There are also songs focused more on England as a whole. Harvey paints her usual dark and bleak picture of things in “Last Living Rose”:
Let me walk through the stinking alleys
To the music of drunken beatings
Past the Thames River, glistening like gold
Hastily sold for nothing.
But she then follows later in the song with a loving touch to England:
Let me watch nightfall on the river,
The moon rises up and turn to silver,
The sky move,
The ocean shimmer,
The hedge shake,
The last living rose quiver.
In “The Glorious Land”, she combines the England view with a peppering of war imagery in a call and response of “How is our glorious country ploughed?” and the answer of “Our land is ploughed by tanks and feet, feet marching.” The song ends with a haunting couplet asking, “What is the glorious fruit of our land?” and having a chorus of children’s voices responding with “deformed children” and “orphaned children” — all with a military-like drum roll underneath. It’s an icy wind that blows right into the listener’s ear that will make you shift in your seat and just say, “Wow.”

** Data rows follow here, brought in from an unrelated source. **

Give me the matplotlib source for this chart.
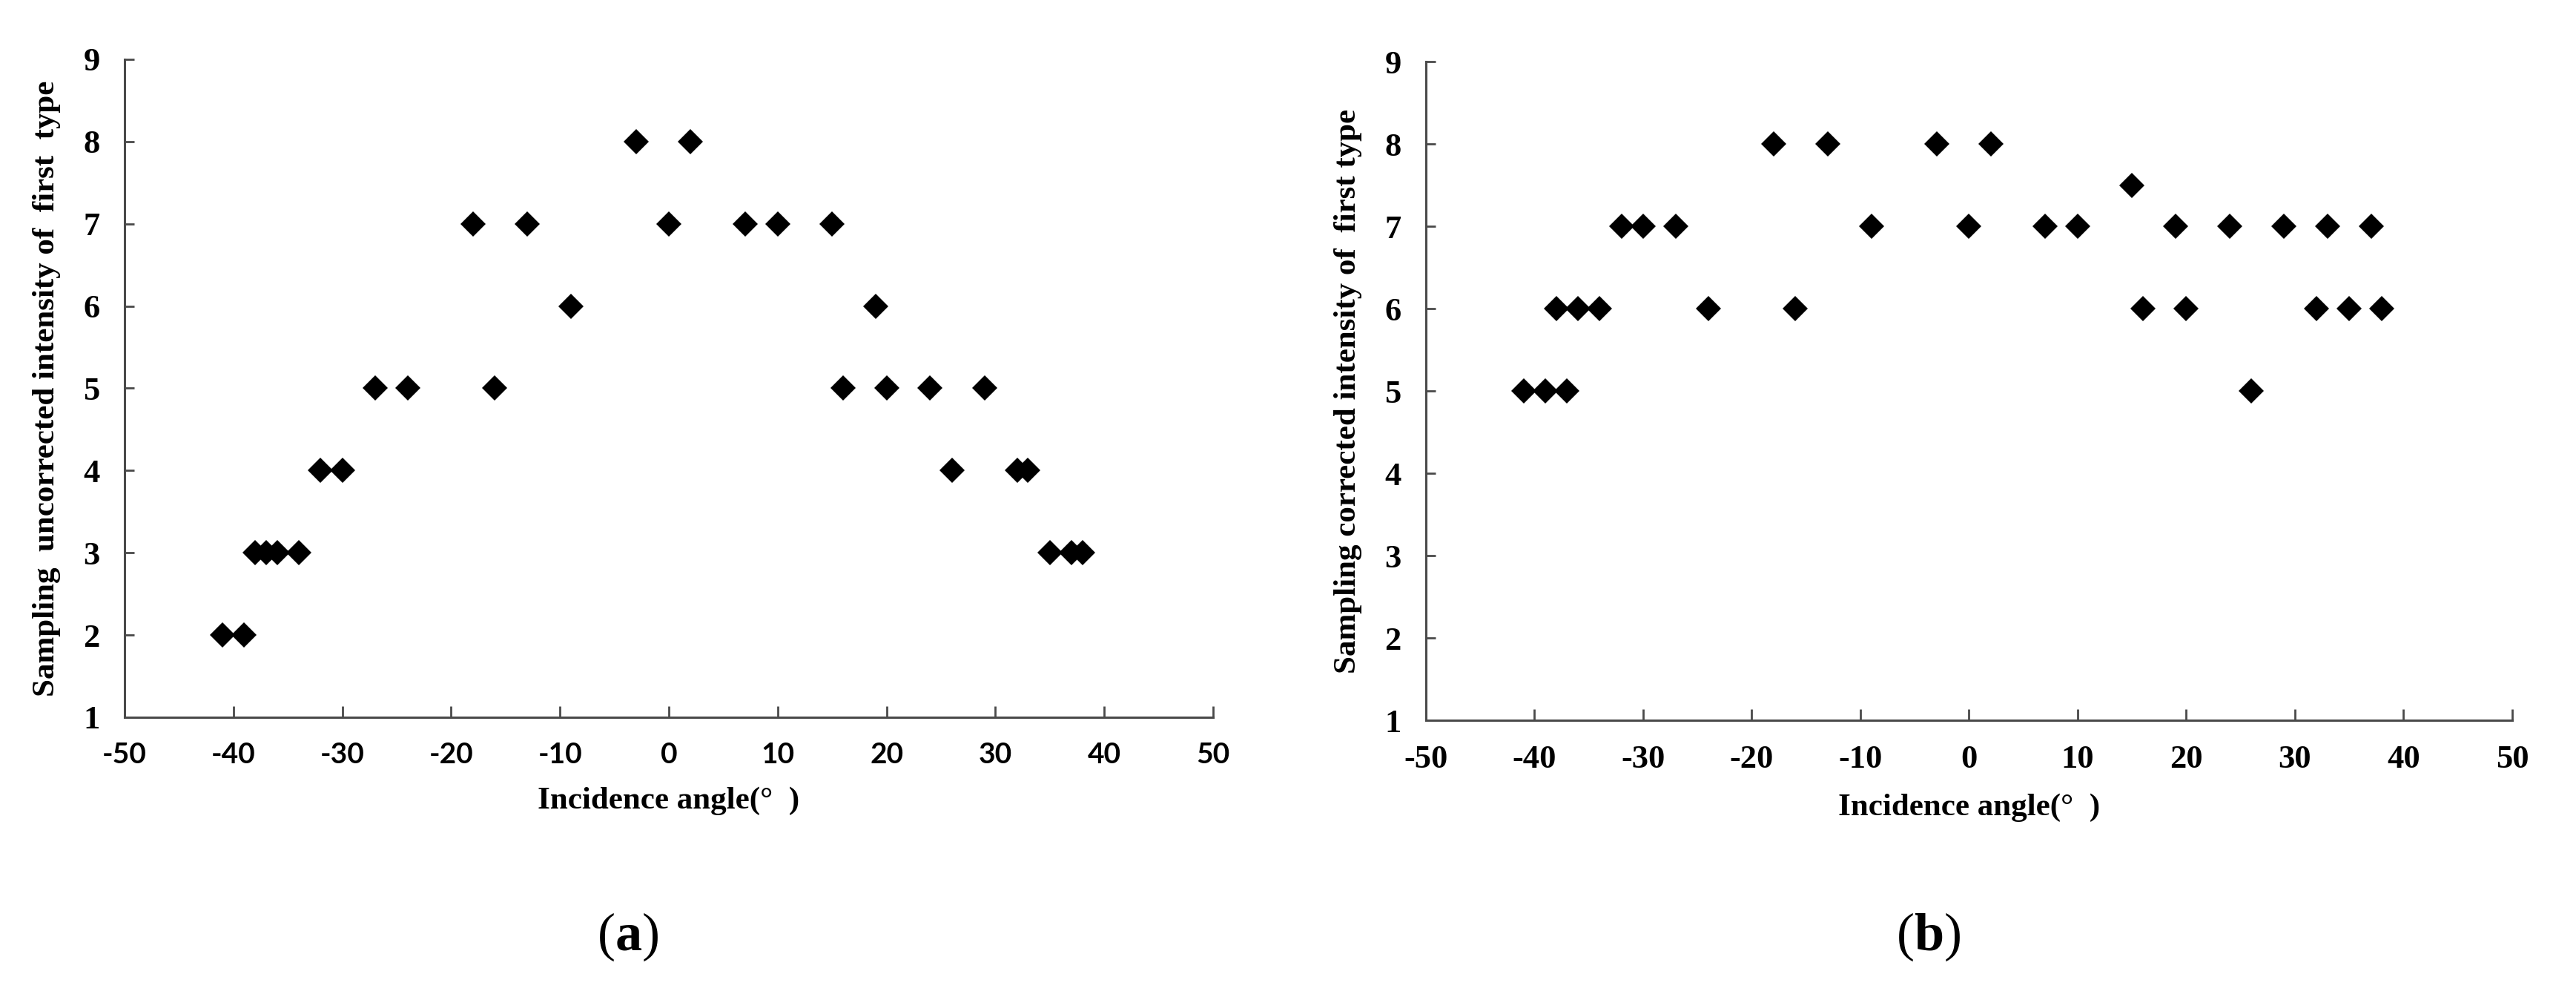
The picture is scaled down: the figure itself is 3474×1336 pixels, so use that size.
import matplotlib
matplotlib.use("Agg")
import matplotlib.pyplot as plt

# incidence angles (deg), same for both panels
angles = [-41, -39, -38, -37, -36, -34, -32, -30, -27, -24, -18, -16, -13, -9, -3,
          0, 2, 7, 10, 15, 16, 19, 20, 24, 26, 29, 32, 33, 35, 37, 38]
# (a) uncorrected intensity
uncorrected = [2, 2, 3, 3, 3, 3, 4, 4, 5, 5, 7, 5, 7, 6, 8,
               7, 8, 7, 7, 7, 5, 6, 5, 5, 4, 5, 4, 4, 3, 3, 3]
# (b) corrected intensity
corrected = [5, 5, 6, 5, 6, 6, 7, 7, 7, 6, 8, 6, 8, 7, 8,
             7, 8, 7, 7, 7.5, 6, 7, 6, 7, 5, 7, 6, 7, 6, 7, 6]

x_ticks = [-50, -40, -30, -20, -10, 0, 10, 20, 30, 40, 50]
y_ticks = [1, 2, 3, 4, 5, 6, 7, 8, 9]

plt.rcParams['axes.unicode_minus'] = False
plt.rcParams['mathtext.fontset'] = 'custom'
plt.rcParams['mathtext.rm'] = 'Liberation Serif'
plt.rcParams['mathtext.bf'] = 'Liberation Serif:bold'

serif = 'Liberation Serif'
axis_col = '#4a4a4a'

fig = plt.figure(figsize=(34.74, 13.36), dpi=100)
ax_a = fig.add_axes([0.04836, 0.2762, 0.42257, 0.66392])
ax_b = fig.add_axes([0.55354, 0.2732, 0.42170, 0.66467])

panels = [
    (ax_a, uncorrected, 'Sampling  uncorrected intensity of  first  type', True),
    (ax_b, corrected, 'Sampling corrected intensity of  first type', False),
]

for ax, vals, ylab, sans_x in panels:
    ax.plot(angles, vals, linestyle='none', marker='D', markersize=17,
            color='black', markeredgewidth=0)
    ax.set_xlim(-50, 50)
    ax.set_ylim(1, 9)
    ax.set_xticks(x_ticks)
    ax.set_yticks(y_ticks)
    for s in ['top', 'right']:
        ax.spines[s].set_visible(False)
    for s in ['left', 'bottom']:
        ax.spines[s].set_color(axis_col)
        ax.spines[s].set_linewidth(2.2)
    ax.tick_params(axis='x', direction='in', length=11, width=2, color=axis_col, pad=24)
    ax.tick_params(axis='y', direction='in', length=9, width=2, color=axis_col, pad=24)
    for lbl in ax.get_xticklabels():
        if sans_x:
            lbl.set_fontfamily('Lato')
            lbl.set_fontweight('bold')
            lbl.set_fontsize(28)
        else:
            lbl.set_fontfamily(serif)
            lbl.set_fontweight('bold')
            lbl.set_fontsize(32)
    for lbl in ax.get_yticklabels():
        lbl.set_fontfamily(serif)
        lbl.set_fontweight('bold')
        lbl.set_fontsize(32)
    ax.set_xlabel('Incidence angle(°  )', fontfamily=serif, fontweight='bold',
                  fontsize=31, labelpad=18)
    ax.set_ylabel(ylab, fontfamily=serif, fontweight='bold', fontsize=31, labelpad=22)

fig.text(847 / 3474, 1 - 1263 / 1336, r'($\mathbf{a}$)', fontfamily=serif,
         fontsize=52, ha='center', va='center')
fig.text(2601 / 3474, 1 - 1263 / 1336, r'($\mathbf{b}$)', fontfamily=serif,
         fontsize=52, ha='center', va='center')

fig.savefig('out.png', dpi=100)
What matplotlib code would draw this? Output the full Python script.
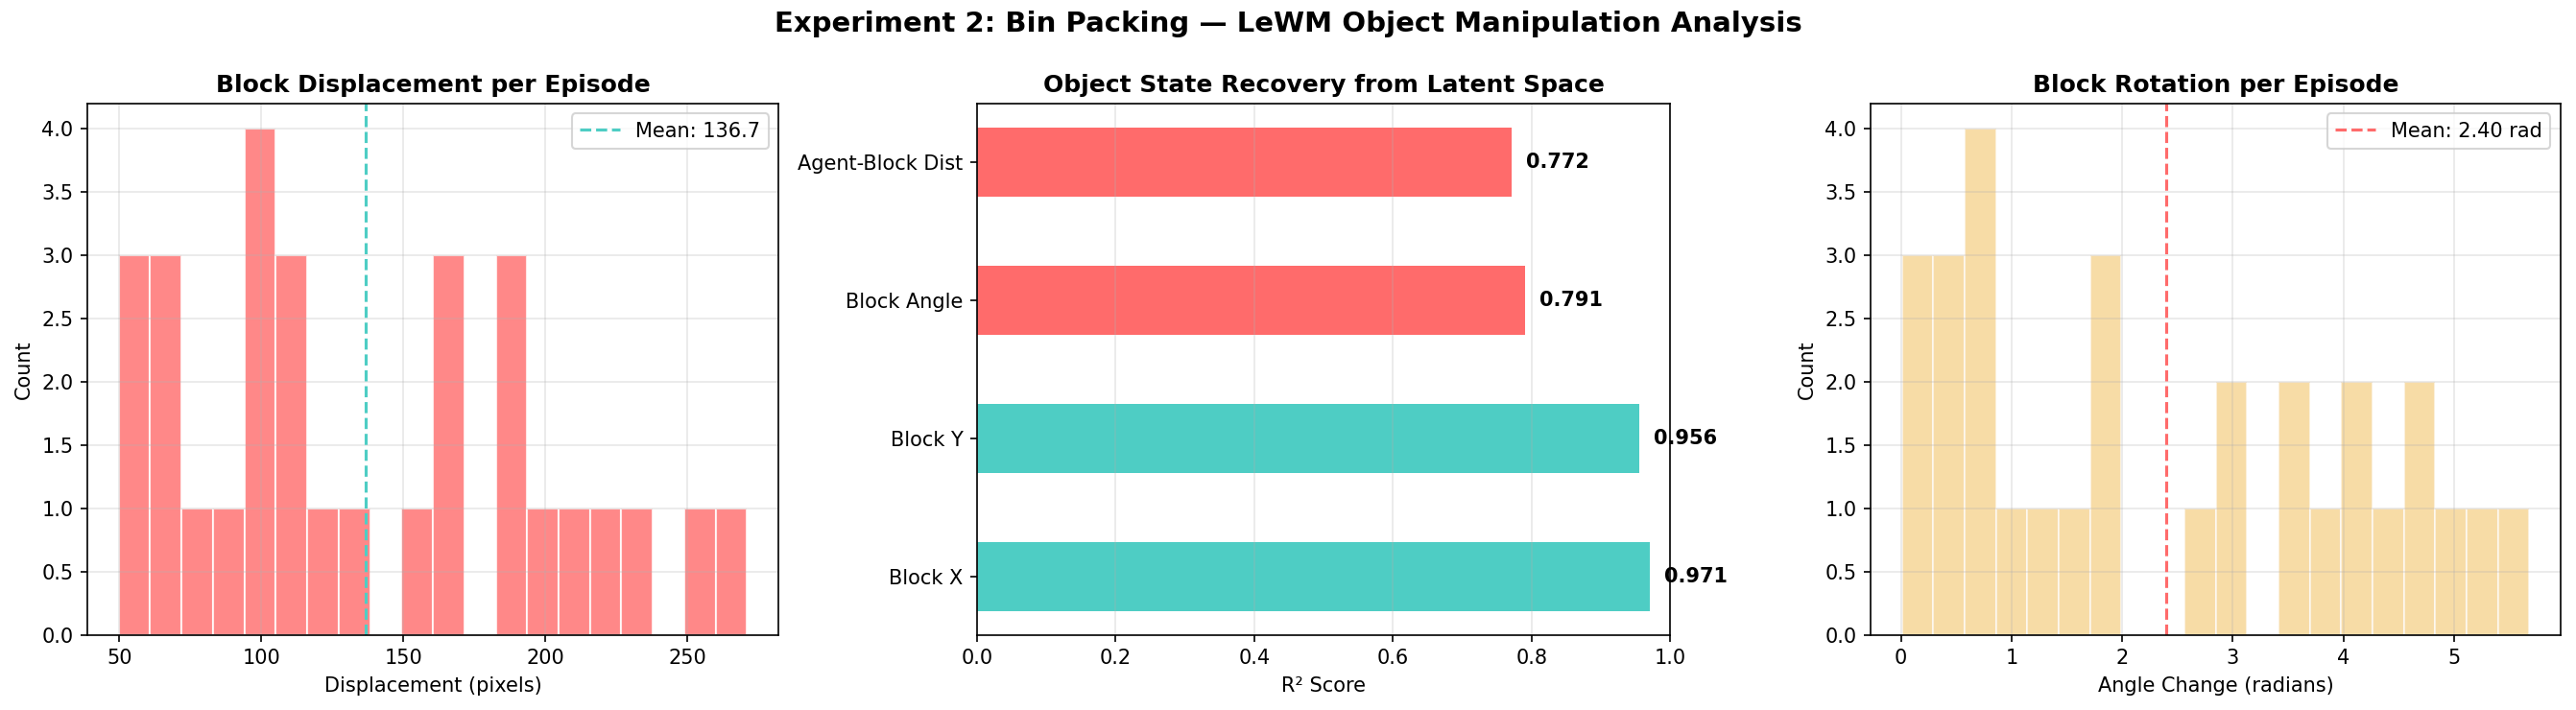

I have never given a perfect score to any album I’ve reviewed on this site — not even albums by some of my heroes — but this is one of the best albums I have heard in a while. It took me a few listens to fully appreciate it and comprehend all that is going on with the lyrics and music, but I’m incredibly glad I did. It’s an awe-inspiring, challenging album in all the best ways. PJ Harvey has created an album that will be at the top of everyone’s “Best of” list come December. If this album doesn’t get rewarded and praised all year and for years to come, it’s going to be an incredible disservice. The way Harvey has crafted not only a musically forceful, but a lyrically complex and powerful album is arresting and magnetic. It’s near impossible to write lyrics as descriptive and brutal as Harvey has and not weigh the album down with an overbearing morosity, but she has crafted the music to overcome all of it. This is the best album of 2011 and not just the last two months.